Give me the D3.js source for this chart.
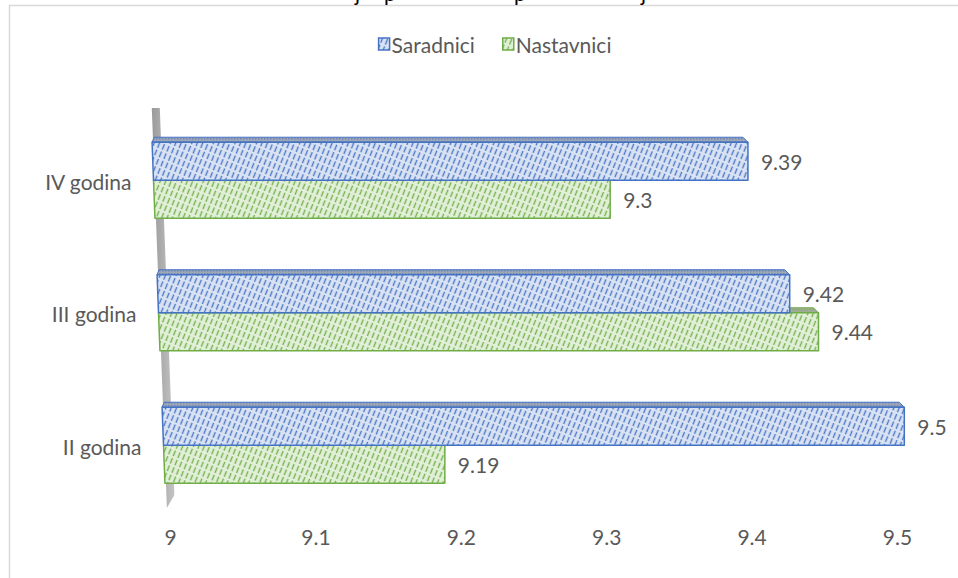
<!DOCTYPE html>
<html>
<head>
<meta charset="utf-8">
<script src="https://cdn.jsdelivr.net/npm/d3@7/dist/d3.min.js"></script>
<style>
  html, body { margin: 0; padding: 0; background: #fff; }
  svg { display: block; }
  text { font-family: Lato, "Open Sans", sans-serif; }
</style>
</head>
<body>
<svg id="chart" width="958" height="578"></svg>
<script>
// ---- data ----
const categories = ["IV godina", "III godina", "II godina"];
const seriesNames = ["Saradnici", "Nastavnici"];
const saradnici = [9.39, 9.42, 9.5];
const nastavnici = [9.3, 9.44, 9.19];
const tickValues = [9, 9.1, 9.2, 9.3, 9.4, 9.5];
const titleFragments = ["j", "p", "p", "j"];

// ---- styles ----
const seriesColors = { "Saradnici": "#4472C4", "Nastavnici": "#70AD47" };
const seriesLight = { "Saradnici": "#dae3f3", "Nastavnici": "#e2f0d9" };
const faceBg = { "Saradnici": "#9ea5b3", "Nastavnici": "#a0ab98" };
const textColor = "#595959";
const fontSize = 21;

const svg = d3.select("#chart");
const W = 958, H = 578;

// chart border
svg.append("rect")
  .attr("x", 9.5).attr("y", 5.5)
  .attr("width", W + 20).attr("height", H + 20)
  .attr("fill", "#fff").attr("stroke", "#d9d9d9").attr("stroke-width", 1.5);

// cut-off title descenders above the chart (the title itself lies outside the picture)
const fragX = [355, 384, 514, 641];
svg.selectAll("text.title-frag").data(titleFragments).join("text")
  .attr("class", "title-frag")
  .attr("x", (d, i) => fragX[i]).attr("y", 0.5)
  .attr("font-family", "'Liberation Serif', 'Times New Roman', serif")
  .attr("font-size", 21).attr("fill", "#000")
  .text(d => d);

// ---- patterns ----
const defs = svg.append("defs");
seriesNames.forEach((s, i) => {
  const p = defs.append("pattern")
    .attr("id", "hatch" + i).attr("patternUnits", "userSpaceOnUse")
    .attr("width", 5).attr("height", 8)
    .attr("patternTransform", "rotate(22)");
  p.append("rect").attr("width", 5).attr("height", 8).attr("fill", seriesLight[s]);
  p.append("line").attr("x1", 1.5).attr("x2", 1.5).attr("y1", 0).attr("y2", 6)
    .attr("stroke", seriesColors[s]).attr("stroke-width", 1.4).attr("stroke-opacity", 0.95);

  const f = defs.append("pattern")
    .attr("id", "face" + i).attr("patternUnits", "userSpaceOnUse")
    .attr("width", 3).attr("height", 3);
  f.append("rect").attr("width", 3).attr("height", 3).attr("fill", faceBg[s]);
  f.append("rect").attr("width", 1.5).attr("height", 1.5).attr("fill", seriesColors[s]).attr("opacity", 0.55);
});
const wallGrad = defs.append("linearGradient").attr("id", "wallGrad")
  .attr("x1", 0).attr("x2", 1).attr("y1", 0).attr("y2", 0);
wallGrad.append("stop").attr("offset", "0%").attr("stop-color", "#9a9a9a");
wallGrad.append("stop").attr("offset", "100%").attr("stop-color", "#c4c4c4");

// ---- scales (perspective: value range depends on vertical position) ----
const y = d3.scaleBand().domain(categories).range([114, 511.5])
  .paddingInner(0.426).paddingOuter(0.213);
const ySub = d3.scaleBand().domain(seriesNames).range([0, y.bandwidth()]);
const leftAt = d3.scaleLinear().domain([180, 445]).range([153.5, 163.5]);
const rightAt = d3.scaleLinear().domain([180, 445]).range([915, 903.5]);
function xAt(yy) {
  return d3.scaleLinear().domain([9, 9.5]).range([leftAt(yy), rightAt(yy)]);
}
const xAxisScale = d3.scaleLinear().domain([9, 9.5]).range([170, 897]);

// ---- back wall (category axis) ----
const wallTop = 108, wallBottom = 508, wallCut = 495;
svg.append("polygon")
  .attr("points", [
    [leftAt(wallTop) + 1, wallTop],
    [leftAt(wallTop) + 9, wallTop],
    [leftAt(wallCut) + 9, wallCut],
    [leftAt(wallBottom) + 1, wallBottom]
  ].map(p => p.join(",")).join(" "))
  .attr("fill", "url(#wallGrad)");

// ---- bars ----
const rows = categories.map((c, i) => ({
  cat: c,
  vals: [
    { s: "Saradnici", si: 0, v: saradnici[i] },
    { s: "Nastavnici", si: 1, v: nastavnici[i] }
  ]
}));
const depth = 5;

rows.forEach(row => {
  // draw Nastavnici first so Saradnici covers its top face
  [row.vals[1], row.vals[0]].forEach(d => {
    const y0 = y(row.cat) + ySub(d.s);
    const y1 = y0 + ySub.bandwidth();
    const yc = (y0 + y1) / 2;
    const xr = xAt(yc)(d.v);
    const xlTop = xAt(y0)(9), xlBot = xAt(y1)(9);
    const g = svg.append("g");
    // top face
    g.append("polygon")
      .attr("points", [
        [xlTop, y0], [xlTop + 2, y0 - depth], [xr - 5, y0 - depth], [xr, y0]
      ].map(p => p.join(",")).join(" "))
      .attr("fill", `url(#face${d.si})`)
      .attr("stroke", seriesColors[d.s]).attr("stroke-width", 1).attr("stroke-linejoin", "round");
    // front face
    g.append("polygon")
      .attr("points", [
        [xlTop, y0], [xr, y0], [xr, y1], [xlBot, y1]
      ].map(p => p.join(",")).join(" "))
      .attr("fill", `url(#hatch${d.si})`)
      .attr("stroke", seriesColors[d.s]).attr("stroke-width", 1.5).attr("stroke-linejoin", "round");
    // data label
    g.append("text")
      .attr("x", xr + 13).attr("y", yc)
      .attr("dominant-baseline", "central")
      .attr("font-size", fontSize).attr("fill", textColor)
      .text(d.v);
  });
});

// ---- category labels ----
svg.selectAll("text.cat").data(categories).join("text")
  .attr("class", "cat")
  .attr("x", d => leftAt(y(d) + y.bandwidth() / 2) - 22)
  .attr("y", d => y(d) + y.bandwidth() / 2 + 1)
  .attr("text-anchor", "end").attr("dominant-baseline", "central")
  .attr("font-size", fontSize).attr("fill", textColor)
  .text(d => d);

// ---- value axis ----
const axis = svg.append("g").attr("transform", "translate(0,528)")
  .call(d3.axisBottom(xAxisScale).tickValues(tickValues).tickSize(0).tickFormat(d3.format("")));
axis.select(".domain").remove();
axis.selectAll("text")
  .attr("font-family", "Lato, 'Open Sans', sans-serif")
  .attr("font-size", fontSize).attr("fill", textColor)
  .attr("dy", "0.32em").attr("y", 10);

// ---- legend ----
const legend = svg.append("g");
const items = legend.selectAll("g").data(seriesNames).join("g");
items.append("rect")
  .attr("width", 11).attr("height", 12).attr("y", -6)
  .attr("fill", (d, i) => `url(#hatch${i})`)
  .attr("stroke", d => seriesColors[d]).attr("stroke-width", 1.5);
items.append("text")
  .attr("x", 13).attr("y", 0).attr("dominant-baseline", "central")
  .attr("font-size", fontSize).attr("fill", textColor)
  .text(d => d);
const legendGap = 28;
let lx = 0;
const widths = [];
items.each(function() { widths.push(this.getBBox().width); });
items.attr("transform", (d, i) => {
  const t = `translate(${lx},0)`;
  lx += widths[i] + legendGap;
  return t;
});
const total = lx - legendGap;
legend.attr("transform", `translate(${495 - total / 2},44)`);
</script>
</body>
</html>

==

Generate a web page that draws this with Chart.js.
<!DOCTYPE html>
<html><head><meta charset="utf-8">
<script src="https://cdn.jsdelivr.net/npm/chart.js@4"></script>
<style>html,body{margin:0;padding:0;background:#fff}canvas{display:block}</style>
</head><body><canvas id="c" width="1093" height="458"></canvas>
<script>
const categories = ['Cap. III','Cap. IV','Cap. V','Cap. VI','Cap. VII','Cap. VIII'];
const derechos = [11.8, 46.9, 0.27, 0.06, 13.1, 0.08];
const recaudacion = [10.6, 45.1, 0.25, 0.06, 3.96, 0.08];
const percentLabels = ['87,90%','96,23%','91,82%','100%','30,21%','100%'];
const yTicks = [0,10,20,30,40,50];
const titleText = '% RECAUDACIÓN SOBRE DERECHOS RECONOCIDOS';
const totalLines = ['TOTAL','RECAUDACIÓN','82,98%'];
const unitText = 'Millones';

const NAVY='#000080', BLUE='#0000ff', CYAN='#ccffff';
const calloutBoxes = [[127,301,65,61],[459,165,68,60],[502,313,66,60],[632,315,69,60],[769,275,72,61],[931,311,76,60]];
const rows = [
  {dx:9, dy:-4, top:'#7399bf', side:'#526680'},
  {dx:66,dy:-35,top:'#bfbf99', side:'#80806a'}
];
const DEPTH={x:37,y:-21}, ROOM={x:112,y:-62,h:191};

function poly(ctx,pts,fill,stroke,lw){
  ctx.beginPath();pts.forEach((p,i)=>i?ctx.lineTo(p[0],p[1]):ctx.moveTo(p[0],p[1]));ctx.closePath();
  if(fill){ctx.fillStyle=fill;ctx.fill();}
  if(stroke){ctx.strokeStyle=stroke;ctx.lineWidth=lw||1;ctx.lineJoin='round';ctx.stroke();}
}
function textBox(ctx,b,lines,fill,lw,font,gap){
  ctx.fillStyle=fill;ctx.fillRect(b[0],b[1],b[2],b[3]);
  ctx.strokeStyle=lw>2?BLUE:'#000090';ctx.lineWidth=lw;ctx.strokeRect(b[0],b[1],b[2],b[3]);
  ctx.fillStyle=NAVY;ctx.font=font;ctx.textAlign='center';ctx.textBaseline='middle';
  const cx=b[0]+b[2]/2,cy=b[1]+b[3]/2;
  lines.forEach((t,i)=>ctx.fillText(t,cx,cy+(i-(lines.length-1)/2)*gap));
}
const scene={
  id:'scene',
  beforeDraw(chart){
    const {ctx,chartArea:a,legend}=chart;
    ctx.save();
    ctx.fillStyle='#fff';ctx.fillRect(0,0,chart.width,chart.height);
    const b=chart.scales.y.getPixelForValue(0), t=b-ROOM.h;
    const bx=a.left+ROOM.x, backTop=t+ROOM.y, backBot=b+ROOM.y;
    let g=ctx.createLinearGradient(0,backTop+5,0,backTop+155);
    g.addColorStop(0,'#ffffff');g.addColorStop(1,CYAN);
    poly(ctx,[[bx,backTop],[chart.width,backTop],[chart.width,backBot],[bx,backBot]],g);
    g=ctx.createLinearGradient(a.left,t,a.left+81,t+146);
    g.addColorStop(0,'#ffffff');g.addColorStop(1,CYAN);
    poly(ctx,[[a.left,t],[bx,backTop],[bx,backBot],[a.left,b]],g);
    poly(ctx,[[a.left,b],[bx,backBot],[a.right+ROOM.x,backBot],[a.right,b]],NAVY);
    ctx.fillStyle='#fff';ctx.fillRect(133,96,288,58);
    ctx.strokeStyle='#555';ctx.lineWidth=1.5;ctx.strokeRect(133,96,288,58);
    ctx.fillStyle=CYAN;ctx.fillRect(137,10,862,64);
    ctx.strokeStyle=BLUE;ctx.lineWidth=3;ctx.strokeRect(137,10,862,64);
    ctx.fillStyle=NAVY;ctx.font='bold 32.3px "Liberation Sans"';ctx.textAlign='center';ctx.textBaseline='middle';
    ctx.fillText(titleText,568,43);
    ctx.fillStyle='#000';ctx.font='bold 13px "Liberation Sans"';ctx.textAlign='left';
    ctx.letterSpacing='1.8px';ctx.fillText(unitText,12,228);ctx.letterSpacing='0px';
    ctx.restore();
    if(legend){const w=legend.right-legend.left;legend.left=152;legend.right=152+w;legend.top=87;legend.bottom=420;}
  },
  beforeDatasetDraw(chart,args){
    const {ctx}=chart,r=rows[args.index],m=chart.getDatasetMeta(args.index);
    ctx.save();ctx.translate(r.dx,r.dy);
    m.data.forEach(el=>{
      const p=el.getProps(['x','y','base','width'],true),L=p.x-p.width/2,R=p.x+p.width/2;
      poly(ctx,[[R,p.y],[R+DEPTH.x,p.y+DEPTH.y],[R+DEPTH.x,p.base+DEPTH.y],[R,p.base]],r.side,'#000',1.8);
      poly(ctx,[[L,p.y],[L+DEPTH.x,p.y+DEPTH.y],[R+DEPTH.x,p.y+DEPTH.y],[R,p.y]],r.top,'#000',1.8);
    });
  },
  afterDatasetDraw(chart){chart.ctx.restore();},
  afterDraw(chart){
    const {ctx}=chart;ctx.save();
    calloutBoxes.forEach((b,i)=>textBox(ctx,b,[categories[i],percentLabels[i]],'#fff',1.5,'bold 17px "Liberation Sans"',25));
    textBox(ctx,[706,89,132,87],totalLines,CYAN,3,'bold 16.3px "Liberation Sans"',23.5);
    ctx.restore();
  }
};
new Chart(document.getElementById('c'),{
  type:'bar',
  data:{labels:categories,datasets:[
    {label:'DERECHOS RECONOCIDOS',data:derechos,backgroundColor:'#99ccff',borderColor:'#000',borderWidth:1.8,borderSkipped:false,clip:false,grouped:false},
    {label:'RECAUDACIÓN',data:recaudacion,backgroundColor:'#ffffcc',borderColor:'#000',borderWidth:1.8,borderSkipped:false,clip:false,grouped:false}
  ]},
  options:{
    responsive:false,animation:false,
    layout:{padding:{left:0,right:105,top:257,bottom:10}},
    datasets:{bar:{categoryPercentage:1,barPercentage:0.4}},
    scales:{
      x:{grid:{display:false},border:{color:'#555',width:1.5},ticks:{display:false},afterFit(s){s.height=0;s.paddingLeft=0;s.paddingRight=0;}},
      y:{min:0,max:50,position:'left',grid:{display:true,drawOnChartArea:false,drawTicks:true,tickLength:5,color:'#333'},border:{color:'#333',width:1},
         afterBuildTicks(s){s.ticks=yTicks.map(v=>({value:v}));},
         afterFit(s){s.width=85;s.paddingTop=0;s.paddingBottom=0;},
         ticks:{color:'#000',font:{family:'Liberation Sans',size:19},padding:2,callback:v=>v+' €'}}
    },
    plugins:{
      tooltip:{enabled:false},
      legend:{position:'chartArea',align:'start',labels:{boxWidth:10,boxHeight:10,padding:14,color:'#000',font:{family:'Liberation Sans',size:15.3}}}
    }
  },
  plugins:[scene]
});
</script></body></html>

==

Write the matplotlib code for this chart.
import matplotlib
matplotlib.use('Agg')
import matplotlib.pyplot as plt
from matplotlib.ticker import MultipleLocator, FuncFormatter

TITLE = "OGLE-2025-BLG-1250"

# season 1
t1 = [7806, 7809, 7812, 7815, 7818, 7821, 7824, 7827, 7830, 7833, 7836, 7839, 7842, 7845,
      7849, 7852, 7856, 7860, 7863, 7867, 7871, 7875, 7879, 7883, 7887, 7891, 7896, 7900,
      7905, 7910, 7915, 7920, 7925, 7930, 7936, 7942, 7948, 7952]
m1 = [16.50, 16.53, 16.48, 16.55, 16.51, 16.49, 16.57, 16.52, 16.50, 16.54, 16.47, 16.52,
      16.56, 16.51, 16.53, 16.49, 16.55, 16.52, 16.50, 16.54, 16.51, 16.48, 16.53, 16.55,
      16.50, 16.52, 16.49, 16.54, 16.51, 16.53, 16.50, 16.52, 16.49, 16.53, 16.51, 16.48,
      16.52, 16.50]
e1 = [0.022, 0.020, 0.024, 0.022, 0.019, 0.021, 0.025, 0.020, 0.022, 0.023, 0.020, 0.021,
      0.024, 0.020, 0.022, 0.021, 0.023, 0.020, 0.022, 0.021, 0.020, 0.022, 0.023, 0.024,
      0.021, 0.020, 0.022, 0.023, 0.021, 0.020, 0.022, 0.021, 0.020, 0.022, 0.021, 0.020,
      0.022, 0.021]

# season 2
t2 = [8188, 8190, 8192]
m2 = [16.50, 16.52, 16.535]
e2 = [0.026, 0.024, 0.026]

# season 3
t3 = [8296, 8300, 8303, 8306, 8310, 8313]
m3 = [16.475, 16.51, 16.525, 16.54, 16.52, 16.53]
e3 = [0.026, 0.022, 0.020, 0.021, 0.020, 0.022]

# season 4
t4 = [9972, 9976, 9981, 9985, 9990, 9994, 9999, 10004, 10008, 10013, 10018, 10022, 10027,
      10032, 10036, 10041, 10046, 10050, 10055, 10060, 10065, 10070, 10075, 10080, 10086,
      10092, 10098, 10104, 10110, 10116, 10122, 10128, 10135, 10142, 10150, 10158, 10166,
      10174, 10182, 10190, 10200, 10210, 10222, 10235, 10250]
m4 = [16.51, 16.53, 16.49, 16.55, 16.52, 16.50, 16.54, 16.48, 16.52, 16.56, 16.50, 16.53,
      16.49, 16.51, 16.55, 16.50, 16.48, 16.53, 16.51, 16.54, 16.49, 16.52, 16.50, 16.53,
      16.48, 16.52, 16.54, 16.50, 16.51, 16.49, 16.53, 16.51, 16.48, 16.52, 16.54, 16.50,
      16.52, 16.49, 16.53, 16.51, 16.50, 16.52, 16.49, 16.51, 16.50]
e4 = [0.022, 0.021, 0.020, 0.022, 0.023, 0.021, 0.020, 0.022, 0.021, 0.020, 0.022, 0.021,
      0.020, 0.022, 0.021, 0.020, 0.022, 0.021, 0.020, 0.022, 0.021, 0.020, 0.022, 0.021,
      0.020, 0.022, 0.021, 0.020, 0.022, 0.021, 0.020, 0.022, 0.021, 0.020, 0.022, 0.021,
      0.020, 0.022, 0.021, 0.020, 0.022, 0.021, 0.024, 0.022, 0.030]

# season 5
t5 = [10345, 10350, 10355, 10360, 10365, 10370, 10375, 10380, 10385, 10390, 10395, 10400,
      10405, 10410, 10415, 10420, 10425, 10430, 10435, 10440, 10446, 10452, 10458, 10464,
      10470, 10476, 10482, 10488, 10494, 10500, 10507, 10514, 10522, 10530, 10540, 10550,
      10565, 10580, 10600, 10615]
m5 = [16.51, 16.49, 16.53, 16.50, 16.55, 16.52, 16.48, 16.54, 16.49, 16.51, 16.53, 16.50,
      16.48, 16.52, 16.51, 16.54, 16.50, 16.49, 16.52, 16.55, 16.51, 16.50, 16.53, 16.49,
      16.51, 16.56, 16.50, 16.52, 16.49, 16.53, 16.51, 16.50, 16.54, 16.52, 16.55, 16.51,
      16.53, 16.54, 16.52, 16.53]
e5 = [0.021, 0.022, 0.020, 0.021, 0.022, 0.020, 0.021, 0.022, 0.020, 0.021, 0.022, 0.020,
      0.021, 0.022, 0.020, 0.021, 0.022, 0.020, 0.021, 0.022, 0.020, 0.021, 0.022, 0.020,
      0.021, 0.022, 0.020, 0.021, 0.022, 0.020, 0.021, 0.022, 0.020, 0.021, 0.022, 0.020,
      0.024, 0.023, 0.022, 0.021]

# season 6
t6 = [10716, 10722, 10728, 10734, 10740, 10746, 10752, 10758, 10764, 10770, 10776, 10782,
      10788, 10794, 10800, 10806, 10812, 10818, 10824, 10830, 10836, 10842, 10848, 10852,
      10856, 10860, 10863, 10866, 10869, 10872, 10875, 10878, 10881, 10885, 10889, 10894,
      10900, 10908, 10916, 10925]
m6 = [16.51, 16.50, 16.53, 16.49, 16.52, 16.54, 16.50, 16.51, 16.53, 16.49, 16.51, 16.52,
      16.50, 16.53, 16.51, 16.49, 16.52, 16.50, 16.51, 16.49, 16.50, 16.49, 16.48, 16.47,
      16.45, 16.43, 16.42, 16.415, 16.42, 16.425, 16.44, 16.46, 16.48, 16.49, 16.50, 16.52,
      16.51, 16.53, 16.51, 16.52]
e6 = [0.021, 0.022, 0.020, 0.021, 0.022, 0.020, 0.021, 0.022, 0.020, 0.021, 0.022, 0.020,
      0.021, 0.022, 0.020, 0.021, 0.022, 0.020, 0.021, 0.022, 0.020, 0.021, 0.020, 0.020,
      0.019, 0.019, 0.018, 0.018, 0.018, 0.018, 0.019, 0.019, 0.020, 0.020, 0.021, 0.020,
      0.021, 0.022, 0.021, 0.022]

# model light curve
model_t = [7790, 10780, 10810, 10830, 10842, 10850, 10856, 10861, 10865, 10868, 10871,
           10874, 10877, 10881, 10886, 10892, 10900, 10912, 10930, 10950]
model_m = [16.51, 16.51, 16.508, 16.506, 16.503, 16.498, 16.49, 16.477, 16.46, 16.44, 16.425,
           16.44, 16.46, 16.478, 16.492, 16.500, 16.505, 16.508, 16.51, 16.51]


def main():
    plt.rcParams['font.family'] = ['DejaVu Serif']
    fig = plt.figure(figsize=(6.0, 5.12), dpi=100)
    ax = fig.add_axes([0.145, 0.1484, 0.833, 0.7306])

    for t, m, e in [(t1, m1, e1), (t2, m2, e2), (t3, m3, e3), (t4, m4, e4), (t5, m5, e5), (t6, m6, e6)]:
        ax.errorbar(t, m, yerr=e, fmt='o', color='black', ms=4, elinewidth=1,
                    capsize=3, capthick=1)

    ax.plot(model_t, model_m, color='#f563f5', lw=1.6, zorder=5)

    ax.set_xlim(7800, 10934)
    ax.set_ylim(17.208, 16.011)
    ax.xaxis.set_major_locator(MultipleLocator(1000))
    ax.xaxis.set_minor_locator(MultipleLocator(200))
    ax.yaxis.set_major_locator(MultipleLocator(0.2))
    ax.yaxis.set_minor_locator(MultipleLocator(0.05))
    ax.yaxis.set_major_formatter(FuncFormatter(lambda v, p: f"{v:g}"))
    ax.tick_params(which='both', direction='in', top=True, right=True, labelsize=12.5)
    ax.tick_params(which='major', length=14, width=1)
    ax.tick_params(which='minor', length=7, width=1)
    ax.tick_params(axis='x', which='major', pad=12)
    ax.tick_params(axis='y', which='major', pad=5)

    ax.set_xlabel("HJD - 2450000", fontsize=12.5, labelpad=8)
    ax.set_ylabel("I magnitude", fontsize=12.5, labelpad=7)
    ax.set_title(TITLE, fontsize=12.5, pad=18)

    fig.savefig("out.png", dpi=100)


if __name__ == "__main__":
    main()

TASK DIRECTIONS: In the entries above, count every line containing the word "this". Write only the total.

EXERCISE SOLUTION: 4